А затем ту, которая отравила, взяли и заживо и похоронили.


Заживо похоронили и вместе с той женой в одну могилу, в один гроб и положили.


А затем она там и вспоминает в гробу, говорит: Гурий, Самон и Авив, говорит, неужто вы меня оставите.


Мама ведь меня поручила вам, сказала, чтобы вы сохранили бы меня.


Затем вот она и очутилась в своей церкви, в той церкви, в которой они обвенчались и там перед гробницей она и сидела, пригнувшись.


Она очнулась, смотрит, в своей церкви и свой народ.


Откуда ты, говорит, взялась здесь?


Так мол и так, говорит, я была похоронена, говорит.


Она плохо одетая и попала домой.


И мать ее оказалась в той церкви и забрала ее домой.


После этого приходит тот обманщик к ней.


Ну, как, говорит, живут там?


Спряталась дочь та.


Говорит, как живут там мои внуки?


Да, мальчик, говорит, растет, уже большенький, а та дочь слушает, что он говорит.


Большенький, говорит, в земле спит.


И показалась ему, мужчине тому.


Вот его и стали ругать.


Что, говорят, ты натворил, не стыдно тебе, заживо похоронил, да еще, говорит, и врешь, что внук уже большенький.


Никакого нет, говорит, внука, уже вы похоронили, и живьем, и невесту эту взял и обманул, да похоронил.

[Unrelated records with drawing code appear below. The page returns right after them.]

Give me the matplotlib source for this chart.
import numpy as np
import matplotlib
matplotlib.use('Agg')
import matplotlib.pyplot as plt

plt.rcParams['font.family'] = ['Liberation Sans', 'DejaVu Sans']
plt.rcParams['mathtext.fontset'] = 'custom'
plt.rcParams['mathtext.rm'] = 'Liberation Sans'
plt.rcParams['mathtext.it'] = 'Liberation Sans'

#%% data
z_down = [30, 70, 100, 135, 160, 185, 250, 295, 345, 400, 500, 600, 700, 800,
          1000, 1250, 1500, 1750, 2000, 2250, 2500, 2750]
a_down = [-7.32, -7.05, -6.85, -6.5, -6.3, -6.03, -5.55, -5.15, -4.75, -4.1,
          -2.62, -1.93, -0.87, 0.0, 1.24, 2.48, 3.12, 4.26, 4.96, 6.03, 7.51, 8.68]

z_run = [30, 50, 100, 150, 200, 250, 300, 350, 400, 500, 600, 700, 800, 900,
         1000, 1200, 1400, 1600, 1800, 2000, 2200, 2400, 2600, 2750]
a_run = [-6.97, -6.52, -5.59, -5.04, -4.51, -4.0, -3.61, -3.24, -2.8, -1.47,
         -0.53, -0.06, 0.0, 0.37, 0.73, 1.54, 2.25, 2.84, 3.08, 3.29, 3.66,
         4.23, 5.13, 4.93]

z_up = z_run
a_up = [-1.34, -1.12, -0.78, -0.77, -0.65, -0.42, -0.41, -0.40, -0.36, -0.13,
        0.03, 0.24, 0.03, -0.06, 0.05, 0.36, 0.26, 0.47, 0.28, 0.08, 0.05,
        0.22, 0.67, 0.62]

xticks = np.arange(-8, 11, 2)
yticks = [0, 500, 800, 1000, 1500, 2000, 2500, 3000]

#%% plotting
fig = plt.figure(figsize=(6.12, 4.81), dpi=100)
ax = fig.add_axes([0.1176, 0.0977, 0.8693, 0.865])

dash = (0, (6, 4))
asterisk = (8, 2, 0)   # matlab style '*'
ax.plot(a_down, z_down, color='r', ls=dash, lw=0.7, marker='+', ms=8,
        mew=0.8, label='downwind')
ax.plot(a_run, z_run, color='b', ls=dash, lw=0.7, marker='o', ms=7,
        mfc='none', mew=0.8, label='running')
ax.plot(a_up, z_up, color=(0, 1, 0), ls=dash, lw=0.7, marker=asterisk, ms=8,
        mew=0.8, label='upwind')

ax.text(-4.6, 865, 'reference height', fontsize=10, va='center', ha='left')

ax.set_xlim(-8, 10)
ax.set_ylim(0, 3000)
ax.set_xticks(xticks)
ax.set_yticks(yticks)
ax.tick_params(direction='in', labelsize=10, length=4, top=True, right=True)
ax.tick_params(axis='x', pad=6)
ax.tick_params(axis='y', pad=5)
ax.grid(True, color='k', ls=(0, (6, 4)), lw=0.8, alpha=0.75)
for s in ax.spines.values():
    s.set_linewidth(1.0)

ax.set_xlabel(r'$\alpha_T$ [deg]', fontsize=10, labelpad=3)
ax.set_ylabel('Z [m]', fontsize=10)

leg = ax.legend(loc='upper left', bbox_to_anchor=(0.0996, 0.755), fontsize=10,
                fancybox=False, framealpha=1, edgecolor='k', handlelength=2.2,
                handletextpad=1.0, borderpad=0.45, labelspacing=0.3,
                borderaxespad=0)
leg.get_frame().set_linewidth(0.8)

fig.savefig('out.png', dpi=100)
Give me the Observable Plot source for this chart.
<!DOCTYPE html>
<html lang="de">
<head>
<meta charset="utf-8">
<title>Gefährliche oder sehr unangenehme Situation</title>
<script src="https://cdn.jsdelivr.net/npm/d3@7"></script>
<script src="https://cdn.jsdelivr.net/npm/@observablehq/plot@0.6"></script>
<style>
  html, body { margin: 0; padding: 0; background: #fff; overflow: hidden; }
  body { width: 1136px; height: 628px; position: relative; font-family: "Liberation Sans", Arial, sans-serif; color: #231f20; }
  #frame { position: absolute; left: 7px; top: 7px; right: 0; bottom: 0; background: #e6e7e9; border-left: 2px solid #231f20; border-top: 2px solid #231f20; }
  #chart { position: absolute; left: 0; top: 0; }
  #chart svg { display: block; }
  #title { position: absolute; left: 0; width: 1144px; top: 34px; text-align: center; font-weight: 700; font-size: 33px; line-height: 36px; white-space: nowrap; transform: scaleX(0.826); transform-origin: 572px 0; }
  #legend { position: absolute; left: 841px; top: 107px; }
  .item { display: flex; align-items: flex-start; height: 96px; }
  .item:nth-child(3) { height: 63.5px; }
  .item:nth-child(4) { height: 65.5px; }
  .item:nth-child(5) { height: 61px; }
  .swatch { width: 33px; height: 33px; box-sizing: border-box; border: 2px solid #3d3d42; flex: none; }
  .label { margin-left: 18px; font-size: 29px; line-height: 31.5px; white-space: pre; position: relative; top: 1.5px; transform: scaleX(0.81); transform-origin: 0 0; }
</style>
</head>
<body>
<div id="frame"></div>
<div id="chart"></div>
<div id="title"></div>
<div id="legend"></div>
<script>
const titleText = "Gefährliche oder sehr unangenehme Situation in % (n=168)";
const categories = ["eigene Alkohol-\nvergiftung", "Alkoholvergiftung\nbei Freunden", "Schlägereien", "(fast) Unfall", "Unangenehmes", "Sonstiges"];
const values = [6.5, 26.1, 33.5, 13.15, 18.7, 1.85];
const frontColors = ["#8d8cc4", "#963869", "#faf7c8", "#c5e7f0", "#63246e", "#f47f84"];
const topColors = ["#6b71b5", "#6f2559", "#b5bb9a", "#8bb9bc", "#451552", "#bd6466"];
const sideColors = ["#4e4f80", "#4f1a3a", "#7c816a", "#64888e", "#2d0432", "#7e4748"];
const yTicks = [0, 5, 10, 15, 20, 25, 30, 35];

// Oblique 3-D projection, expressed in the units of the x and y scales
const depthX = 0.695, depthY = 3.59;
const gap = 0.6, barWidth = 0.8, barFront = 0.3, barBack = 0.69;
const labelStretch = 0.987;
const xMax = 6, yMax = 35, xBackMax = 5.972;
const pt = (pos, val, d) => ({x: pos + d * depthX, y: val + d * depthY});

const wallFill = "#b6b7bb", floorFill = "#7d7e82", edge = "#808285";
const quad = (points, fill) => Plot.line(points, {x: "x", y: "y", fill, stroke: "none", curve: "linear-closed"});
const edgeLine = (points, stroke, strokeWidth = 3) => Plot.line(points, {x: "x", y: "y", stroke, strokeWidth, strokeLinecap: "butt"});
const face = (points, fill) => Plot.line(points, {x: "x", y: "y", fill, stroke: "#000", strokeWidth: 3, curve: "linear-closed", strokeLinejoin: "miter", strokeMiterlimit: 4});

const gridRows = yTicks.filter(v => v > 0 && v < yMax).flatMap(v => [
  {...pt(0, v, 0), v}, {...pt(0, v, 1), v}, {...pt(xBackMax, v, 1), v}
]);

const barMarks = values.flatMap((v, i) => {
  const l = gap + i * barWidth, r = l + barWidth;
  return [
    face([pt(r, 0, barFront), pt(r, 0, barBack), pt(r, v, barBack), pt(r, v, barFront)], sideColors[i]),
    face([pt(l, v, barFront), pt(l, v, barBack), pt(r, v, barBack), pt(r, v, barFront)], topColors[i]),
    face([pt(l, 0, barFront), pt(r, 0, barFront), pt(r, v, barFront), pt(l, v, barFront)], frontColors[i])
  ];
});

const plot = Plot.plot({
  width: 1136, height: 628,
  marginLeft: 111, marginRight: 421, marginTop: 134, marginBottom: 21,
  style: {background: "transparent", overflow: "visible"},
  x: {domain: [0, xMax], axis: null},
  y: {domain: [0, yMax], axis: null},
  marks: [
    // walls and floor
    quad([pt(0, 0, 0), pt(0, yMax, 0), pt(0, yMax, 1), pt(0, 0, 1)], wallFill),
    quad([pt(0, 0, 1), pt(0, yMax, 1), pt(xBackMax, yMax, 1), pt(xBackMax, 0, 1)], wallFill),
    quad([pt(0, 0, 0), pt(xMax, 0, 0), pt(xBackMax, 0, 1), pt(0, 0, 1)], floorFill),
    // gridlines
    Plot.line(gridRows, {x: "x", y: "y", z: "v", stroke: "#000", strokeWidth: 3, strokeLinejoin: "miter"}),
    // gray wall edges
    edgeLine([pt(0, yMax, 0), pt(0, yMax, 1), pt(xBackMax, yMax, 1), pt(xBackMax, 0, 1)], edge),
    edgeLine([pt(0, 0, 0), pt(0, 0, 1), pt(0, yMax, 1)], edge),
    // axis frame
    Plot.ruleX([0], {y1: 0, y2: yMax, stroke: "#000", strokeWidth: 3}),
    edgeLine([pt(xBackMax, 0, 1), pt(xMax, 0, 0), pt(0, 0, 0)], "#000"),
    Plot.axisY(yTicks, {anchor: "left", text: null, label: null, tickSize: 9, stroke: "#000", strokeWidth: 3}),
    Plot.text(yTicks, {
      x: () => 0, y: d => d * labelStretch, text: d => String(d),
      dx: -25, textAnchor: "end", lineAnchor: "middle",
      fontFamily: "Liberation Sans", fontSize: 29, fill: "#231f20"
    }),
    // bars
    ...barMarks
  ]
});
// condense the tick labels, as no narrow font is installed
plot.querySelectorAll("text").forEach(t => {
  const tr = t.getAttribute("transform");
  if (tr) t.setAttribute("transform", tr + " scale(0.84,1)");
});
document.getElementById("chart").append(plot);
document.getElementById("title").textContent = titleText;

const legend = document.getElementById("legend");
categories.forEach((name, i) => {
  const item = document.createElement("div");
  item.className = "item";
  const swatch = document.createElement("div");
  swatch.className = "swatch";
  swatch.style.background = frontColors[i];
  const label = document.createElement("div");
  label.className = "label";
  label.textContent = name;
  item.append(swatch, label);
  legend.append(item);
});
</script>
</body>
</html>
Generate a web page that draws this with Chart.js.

Вот что обозначает Гурий, Самон и Авив, вот этот праздник, первый день Рождественского поста.


Спас был в Преображенский пост.

До Спаса яблоки не ели.


До Успения когда были теплые погоды, а затем, если гром будет после Успения, тогда будет длинная осень и теплая осень.


И хорошая осень.


А с Покрова начинается зима.


Когда небо звездное [на Рождество], то будет год богатый на горох и для детей будет легкий год.

А когда облачно


Во время Рождественского поста праздновали Николин день, потом и Рождество.